By Rajasik Mukherjee and Clare Jim
(Reuters) -Hong Kong property developer New World Development has launched a debt exchange offer of up to $1.9 billion, aiming to restructure its outstanding perpetual securities, it said in an exchange filing on Monday.
The company intends to issue up to $1.6 billion in new perpetual securities, with the remaining $300 million allocated to new notes.
The move comes as the Hong Kong-based company seeks to manage its capital structure in a challenging financing environment.
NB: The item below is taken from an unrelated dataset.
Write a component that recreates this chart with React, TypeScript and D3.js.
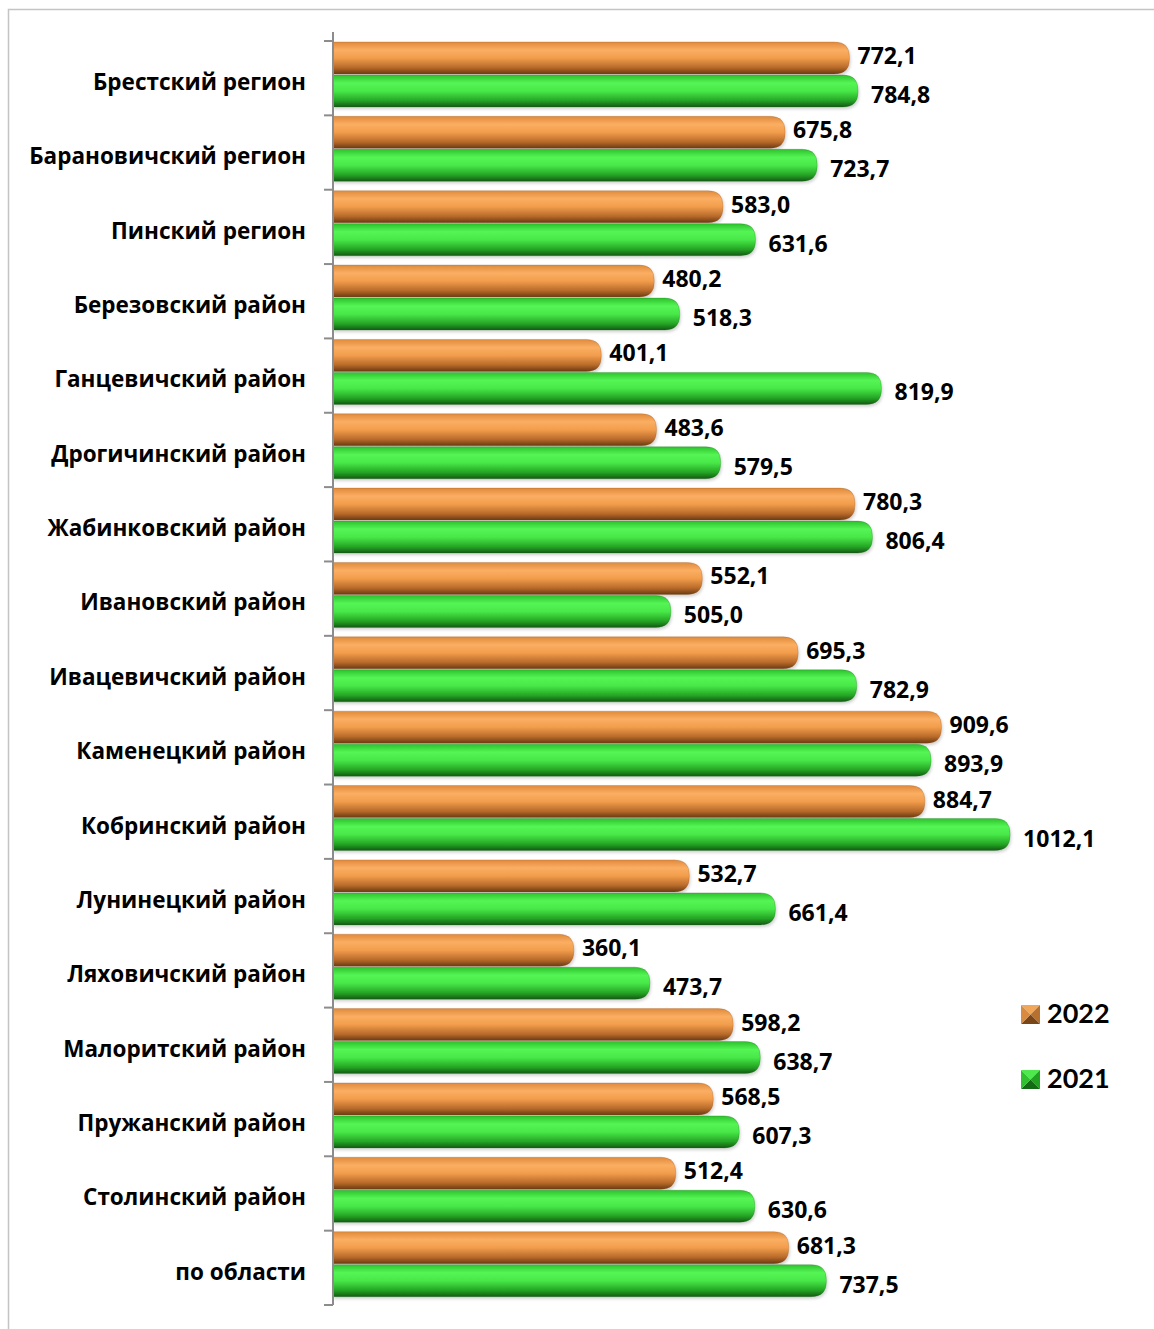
import React from 'react';
import * as d3 from 'd3';

const categories = [
  'Брестский регион',
  'Барановичский регион',
  'Пинский регион',
  'Березовский район',
  'Ганцевичский район',
  'Дрогичинский район',
  'Жабинковский район',
  'Ивановский район',
  'Ивацевичский район',
  'Каменецкий район',
  'Кобринский район',
  'Лунинецкий район',
  'Ляховичский район',
  'Малоритский район',
  'Пружанский район',
  'Столинский район',
  'по области',
];

const values2022 = [772.1, 675.8, 583.0, 480.2, 401.1, 483.6, 780.3, 552.1, 695.3, 909.6, 884.7, 532.7, 360.1, 598.2, 568.5, 512.4, 681.3];
const values2021 = [784.8, 723.7, 631.6, 518.3, 819.9, 579.5, 806.4, 505.0, 782.9, 893.9, 1012.1, 661.4, 473.7, 638.7, 607.3, 630.6, 737.5];

const seriesNames = ['2022', '2021'];

const W = 1154;
const H = 1329;
const axisX = 333;
const plotTop = 41;
const plotBottom = 1305;
const barH = 32;

const fmt = (v: number) => v.toFixed(1).replace('.', ',');

// rectangle with rounded right end
const barPath = (x0: number, x1: number, y: number, h: number) => {
  const r = Math.min(h / 2 - 1, Math.max(0, x1 - x0));
  return `M${x0},${y} L${x1 - r},${y} Q${x1},${y} ${x1},${y + r} L${x1},${y + h - r} Q${x1},${y + h} ${x1 - r},${y + h} L${x0},${y + h} Z`;
};

const App: React.FC = () => {
  const x = d3.scaleLinear().domain([0, 1200]).range([axisX, axisX + 0.669 * 1200]);
  const y = d3.scaleBand<string>().domain(categories).range([plotTop, plotBottom]).padding(0);
  const bw = y.bandwidth();

  const font = "'Open Sans', Lato, Calibri, sans-serif";

  const legendMarker = (x0: number, y0: number, s: number, c: string[]) => {
    const cx = x0 + s / 2, cy = y0 + s / 2;
    return (
      <g>
        <polygon points={`${x0},${y0} ${x0 + s},${y0} ${cx},${cy}`} fill={c[0]} />
        <polygon points={`${x0 + s},${y0} ${x0 + s},${y0 + s} ${cx},${cy}`} fill={c[1]} />
        <polygon points={`${x0},${y0 + s} ${x0 + s},${y0 + s} ${cx},${cy}`} fill={c[2]} />
        <polygon points={`${x0},${y0} ${x0},${y0 + s} ${cx},${cy}`} fill={c[3]} />
      </g>
    );
  };

  return (
    <svg width={W} height={H} style={{ position: 'absolute', left: 0, top: 0, display: 'block' }} fontFamily={font}>
      <defs>
        <linearGradient id="grad-orange" x1="0" y1="0" x2="0" y2="1">
          <stop offset="0%" stopColor="#e08a3c" />
          <stop offset="25%" stopColor="#fbae62" />
          <stop offset="50%" stopColor="#f29d4c" />
          <stop offset="80%" stopColor="#b86a2a" />
          <stop offset="100%" stopColor="#6a3a12" />
        </linearGradient>
        <linearGradient id="grad-green" x1="0" y1="0" x2="0" y2="1">
          <stop offset="0%" stopColor="#2cc22c" />
          <stop offset="25%" stopColor="#55f555" />
          <stop offset="50%" stopColor="#48e848" />
          <stop offset="80%" stopColor="#25a525" />
          <stop offset="100%" stopColor="#135a13" />
        </linearGradient>
        <filter id="bar-shadow" x="-5%" y="-20%" width="110%" height="150%">
          <feDropShadow dx="1" dy="2" stdDeviation="1.5" floodColor="#000" floodOpacity="0.18" />
        </filter>
      </defs>

      <rect x={0} y={0} width={W} height={H} fill="#ffffff" />
      {/* outer frame */}
      <rect x={8.5} y={9.5} width={W + 20} height={H + 20} fill="none" stroke="#c4c4c4" strokeWidth={1.5} />

      {/* bars */}
      {categories.map((c, i) => {
        const y0 = (y(c) as number) + 1;
        const e22 = x(values2022[i]);
        const e21 = x(values2021[i]);
        return (
          <g key={c}>
            <path d={barPath(axisX, e22, y0, barH)} fill="url(#grad-orange)" stroke="#8a5a30" strokeOpacity={0.35} strokeWidth={0.8} filter="url(#bar-shadow)" />
            <path d={barPath(axisX, e21, y0 + barH + 1, barH)} fill="url(#grad-green)" stroke="#2a6a2a" strokeOpacity={0.35} strokeWidth={0.8} filter="url(#bar-shadow)" />
            <text x={e22 + 8} y={y0 + barH / 2 + 6} fontSize={23} fontWeight={700} fill="#000">
              {fmt(values2022[i])}
            </text>
            <text x={e21 + 13} y={y0 + barH + 1 + barH / 2 + 12} fontSize={23} fontWeight={700} fill="#000">
              {fmt(values2021[i])}
            </text>
            <text x={306} y={(y(c) as number) + 49} fontSize={22.5} fontWeight={700} textAnchor="end" fill="#000">
              {c}
            </text>
          </g>
        );
      })}

      {/* axis */}
      <line x1={axisX} x2={axisX} y1={plotTop - 9} y2={plotBottom} stroke="#8c8c8c" strokeWidth={2} />
      {d3.range(categories.length + 1).map((k) => {
        const ty = plotTop + k * bw;
        return <line key={k} x1={324} x2={axisX} y1={ty} y2={ty} stroke="#8c8c8c" strokeWidth={2} />;
      })}

      {/* legend */}
      {legendMarker(1021, 1005, 19, ['#f3a658', '#b8702f', '#7a4618', '#d98a3e'])}
      <text x={1047} y={1023} fontSize={27} fontWeight={700} fontFamily="Lato, sans-serif" fill="#000">{seriesNames[0]}</text>
      {legendMarker(1021, 1070, 19, ['#4ee84e', '#22a022', '#146a14', '#30c030'])}
      <text x={1047} y={1088} fontSize={27} fontWeight={700} fontFamily="Lato, sans-serif" fill="#000">{seriesNames[1]}</text>
    </svg>
  );
};

export default App;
Last month, the company refuted media reports by saying it was not undertaking any liability management exercises related to its perpetual or other debt securities.
Earlier this year, the developer deferred coupon payments worth $77.2 million on four perpetual bonds that were scheduled for June.
New World said the offer was aimed at extending debt maturities, boosting liquidity and balance sheet flexibility, and strengthening its financial position.
The company’s shares reversed early losses to close up 3.1% on Monday, compared with a 1.5% gain in the Hang Seng Properties Index; its perpetual bonds were little changed, according to data from Duration Finance.
The company, the most indebted among its peers – which had two CEO changes last year – has been seeking to refinance debt and improve liquidity as the property sector faces sustained pressure from tighter credit conditions and a weak office market.
Last week, prior to the exchange offer, investment bank PJT Partners held discussions with New World on terms of what would be acceptable to the holders of senior notes and perpetual bonds, a source with knowledge of the matter said.
Bondholders have yet to receive advice on the exchange offer, the person added.
PJT Partners and law firm Kirkland & Ellis are representing an ad hoc group that holds around 20% of the bonds.
On Monday, Debtwire first reported on PJT Partners’ discussions with the company last week. New World and PJT Partners did not immediately respond to requests for comment.
New World’s debt woes trace back to an ambitious expansion spree, which collided with Hong Kong’s political unrest, the COVID-19 pandemic and a drawn-out real estate slump.
Despite clinching a crucial $11.24 billion loan refinancing package earlier this year, the company still needs additional funding to cut its debt and sustain operations in a weak property market, it had said.
In September, the company secured a term loan facility of up to HK$5.9 billion ($759.58 million) from German multinational investment lender Deutsche Bank AG.